Hermitage Motel, Mt Cook Village
Today we embarked on two fabulous adventures around Mt Cook. The first was a fixed wing, hour long scenic flight that covered Mt Cook, the Tasman, Fox and Franz-Joseph Glaciers, a glacier ski-landing on the Horace-Walker Glacier and generally fantastic views of Fiordland and the Tasman Sea. Our second adventure was a lake cruise on a milky-white glacial lake. We rode around in a small speedboat driven by an enthusiastic and knowledgable guide who told us all about the glacier and the jagged icebergs that have broken off.
Hermitage Motel, Mt Cook Village
We had hoped to hike up into the Hooker Valley this morning, but wind, rain and white-out conditions crushed that plan.

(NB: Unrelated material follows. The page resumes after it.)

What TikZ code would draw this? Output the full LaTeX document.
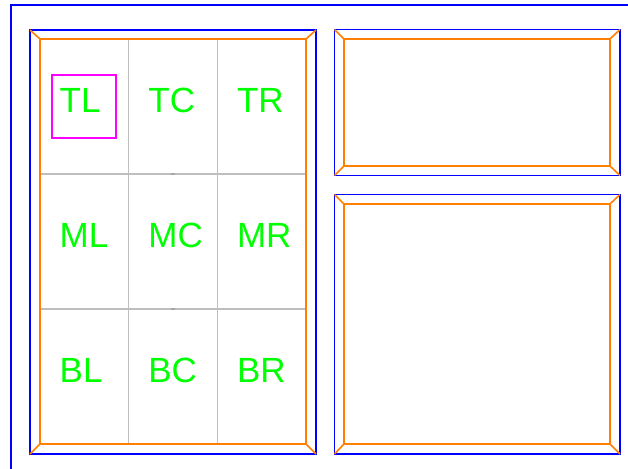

Instead we left My Cook a bit early and drove over to the small town of Twizel to visit the Black Stilt breeding center. Twenty years ago there were only two dozen of these birds left, but efforts by the passionate staff at the center have grown that number now to a couple hundred. From there we moved on to Lake Tekapo and paid a visit to the oft-photographed Church of the Good Shepherd - an adorable cottage-sized stone church with a dramatic view of the lake. Finally, we spent the evening on a very nice and informative stargazing tour at one of the world's southernmost observatories (you have to go to Antarctica to find one more southerly).
Moonlight Bed and Breakfast, Lake Tekapo
We drove the Inland Scenic Route to Christchurch and arrived mid-afternoon at our downtown B&B. We stopped by the post office to mail home a box of souvenirs and guide books so we wouldn't have to carry them all around Australia. We also toured the lovely 120 year-old cathedral and stayed for the enchanting evening choir service.
Orari Bed and Breakfast, Christchurch
It was cold and rainy this morning so we hung out in the hotel before heading to the airport around 1pm for the short three hour flight to warm and sunny Sydney.